“Then Simon Peter, having a sword, drew it and struck the high priest’s servant and cut off his right ear. (The servant’s name was Malchus.)” – John 18:10 (ESV)
Every Monday morning, the members of the Pre-Dawn Theological Society rise early to meet at 6:30am for Bible study. We started doing this in May 2011, with a study of the Gospel of John. Now, sixteen months later, we are still studying John. (We are in no particular hurry, relishing every chapter and verse of the fourth gospel).
One of the most astounding aspects of the Bible is its economy. There is not one wasted word. Not one trivial verse. Nothing is unimportant. Every word is significant. Even the ones we don’t quite understand, or for which we lack a historical background. This fact hit me square between the eyes as we studied John 18.
Sometimes we miss words in Scripture. We hit upon a portion that grabs our attention, and breeze past the remainder. Consider John 18:10. Everyone remembers that Peter lobbed off the ear of the high priest’s servant. How many people remember that the servant’s name was Malchus?
What do we know about Malchus? Only what we know from Scripture:
1. He was the high priest’s servant.
2. Peter performed an earectomy on the guy. (By the way, do you really think Peter was aiming for his ear? Evidently Peter was a lousy swordsman.)
3. Jesus healed Malchus’ ear.
4. John remembered the man by name.
That’s it.
In fact, the details seem to reveal themselves a bit incrementally. Mark tells us someone nearby swung the sword. Matthew reveals it to be one of Jesus’ followers. Luke adds that Jesus’ healed the servant’s severed ear. But John…
John does what makes his gospel so unique. He fills in the blanks. He gives the hitherto unrecorded details. It is John who tells us that it was Simon Peter – impetuous Peter – who was the swordsman. And, John tells us the name of the victim: Malchus.

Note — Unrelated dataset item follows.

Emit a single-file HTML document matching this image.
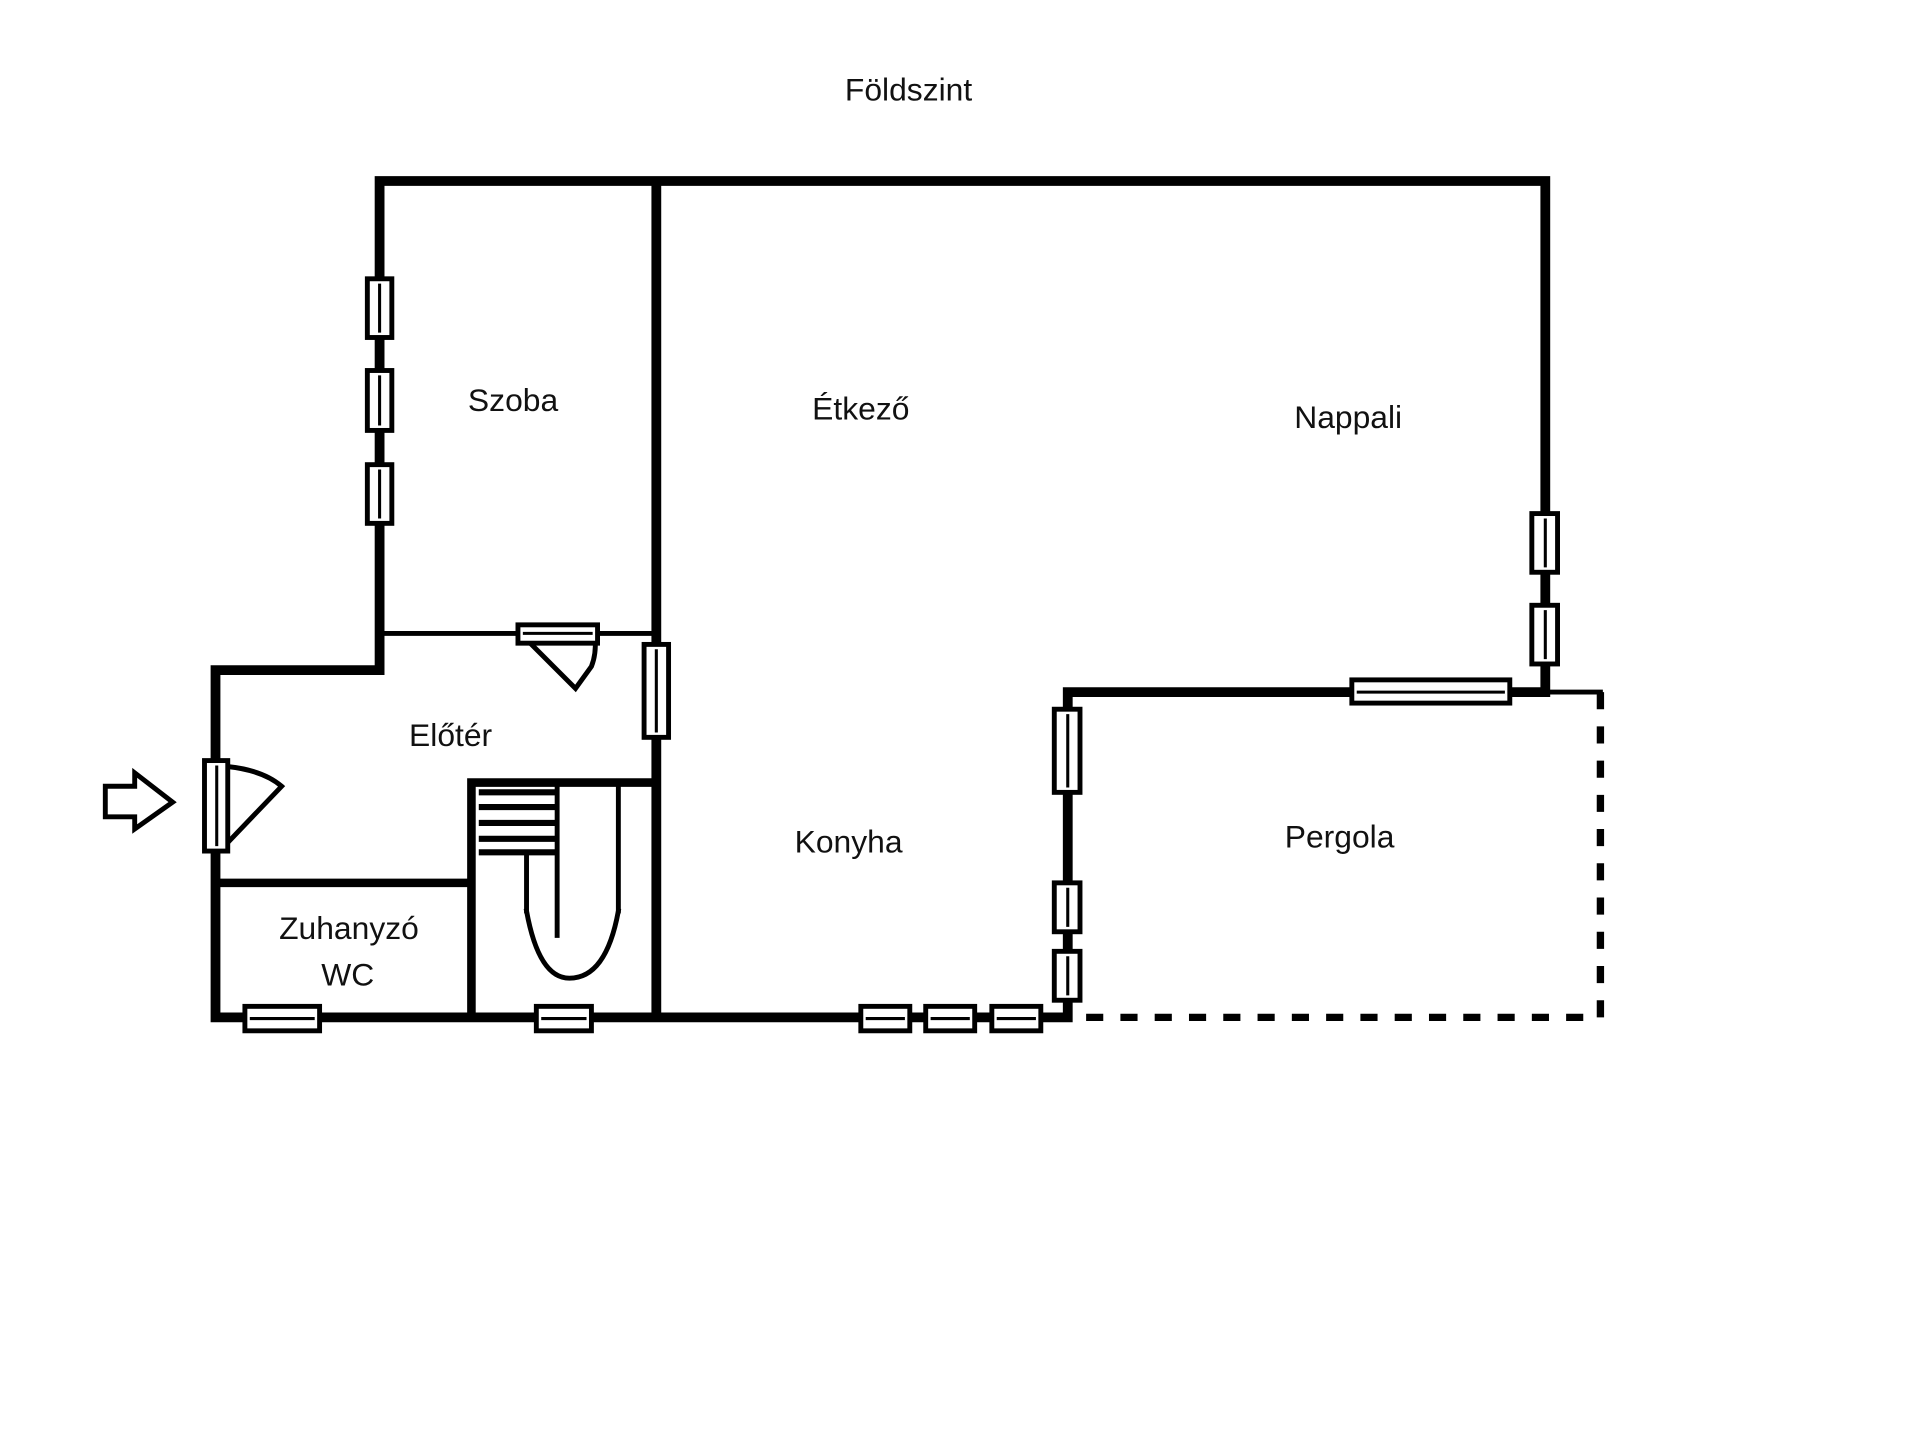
<!DOCTYPE html>
<html><head><meta charset="utf-8"><style>html,body{margin:0;padding:0;background:#fff}svg{display:block}</style></head>
<body>
<svg width="1920" height="1438" viewBox="0 0 1568 1176" preserveAspectRatio="none" xmlns="http://www.w3.org/2000/svg">
<rect width="1568" height="1176" fill="#fff"/>
<g stroke="#000" stroke-linecap="square" fill="none">
<path d="M310 148H1262V566 M310 148V548H176V832H872 M536 148V832 M872 832V566H1262" stroke-width="8"/>
<path d="M310 518H536" stroke-width="4"/>
<path d="M176 722H385 M385 640V832 M385 640H536" stroke-width="7"/>
<path d="M1262 566H1307" stroke-width="4"/>
<path d="M1307 566V832H872" stroke-width="6" stroke-dasharray="14 14" stroke-linecap="butt"/>
<!-- stairs -->
<path d="M391 648H455 M391 660H455 M391 673H455 M391 686H455 M391 697H455" stroke-width="5" stroke-linecap="butt"/>
<path d="M455 645V765 M505 645V745 M430 700V745" stroke-width="4"/>
<path d="M430 745Q440 800 465 800Q495 800 505 745" stroke-width="4"/>
<!-- entrance door -->
<path d="M187 627Q215 630 230 643L187 688" stroke-width="4"/>
<!-- top door -->
<path d="M430 523L470 563L483 545Q487 535 486 522" stroke-width="4"/>
<!-- arrow -->
<path d="M86 643H110V632L141 656L110 678V668H86Z" stroke-width="4"/>
</g>
<g stroke="#000" fill="#fff" stroke-width="4">
<rect x="300" y="228" width="20" height="48"/><rect x="300" y="303" width="20" height="49"/><rect x="300" y="380" width="20" height="48"/>
<rect x="526" y="527" width="20" height="76"/>
<rect x="1251" y="420" width="21" height="48"/><rect x="1251" y="495" width="21" height="48"/>
<rect x="861" y="580" width="21" height="68"/><rect x="861" y="722" width="21" height="40"/><rect x="861" y="778" width="21" height="40"/>
<rect x="1104" y="556" width="129" height="19"/>
<rect x="200" y="823" width="61" height="20"/><rect x="438" y="823" width="45" height="20"/>
<rect x="703" y="823" width="40" height="20"/><rect x="756" y="823" width="40" height="20"/><rect x="810" y="823" width="40" height="20"/>
<rect x="423" y="511" width="65" height="15"/>
<rect x="167" y="622" width="19" height="74"/>
</g>
<g stroke="#000" stroke-width="2.5">
<path d="M310 232V272 M310 307V348 M310 384V424 M536 531V599 M1262 424V464 M1262 499V539 M872 584V644 M872 726V758 M872 782V814 M1108 566H1229 M204 833H257 M442 833H479 M707 833H739 M760 833H792 M814 833H846 M427 518H484 M177 626V692"/>
</g>
<g font-family="'Liberation Sans','DejaVu Sans',sans-serif" font-size="26" fill="#111" text-anchor="middle">
<text x="742" y="82">Földszint</text>
<text x="419" y="336">Szoba</text>
<text x="703" y="343">Étkező</text>
<text x="1101" y="350">Nappali</text>
<text x="368" y="610">Előtér</text>
<text x="693" y="697">Konyha</text>
<text x="1094" y="693">Pergola</text>
<text x="285" y="768">Zuhanyzó</text>
<text x="284" y="806">WC</text>
</g>
</svg>
</body></html>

So… why does John consider it so important to tell us the name of this otherwise unknown servant? Why does he give us such a meaningless detail while not informing us of Jesus’ miraculous reattachment of the ear? We must remember that John’s gospel was written much later than the other three “synoptic” gospels. John was most likely aware of at least one (if not all three) of the other gospels. As I mentioned in the paragraph previous, I firmly believe John’s purpose – at least in part – was to fill in the gaps, so to speak. John is telling us things the other three do not.
By the last decade of the first century AD, when John probably penned his gospel, the story of Jesus in the garden was most likely widely disseminated. To John’s original audience, the healing of Malchus’ ear by Jesus was probably well established fact.
Most likely, John is showing his original Greek and Jewish audiences that this is not merely a story. This is not allegory. This is a real event, and the name of the servant was Malchus. He had a name. He was a real man. Jesus really healed him. The Greeks would have appreciated the facts of the matter. The Jews would have now seen Malchus as a human being with a name, not just Caiaphas’ servant.
Perhaps Malchus was known to the early Christians because of the healing touch he received from the LORD. Maybe he was known as the guy who had his ear put back on by Jesus. Maybe Malchus, in the ensuing chaos of Jesus’ arrest and trial, managed to escape and spent his remaining days telling people how Jesus Christ miraculously healed him. Who knows?
The main point I’m trying to make is this: don’t speed through the Bible. Don’t cruise through the verses on auto pilot. Stop. Absorb. Question. When you read something that makes no sense or seems to have no real importance, stop and ponder it. Study it. There is more there than meets the eye.
Why did John feel the need to point out this servant’s name was Malchus, even some sixty years after the event took place? Because the scene is so important, so vital, so hopeful… it deserves to be recognized as the very real historical event it was. And it needs to be remembered as such.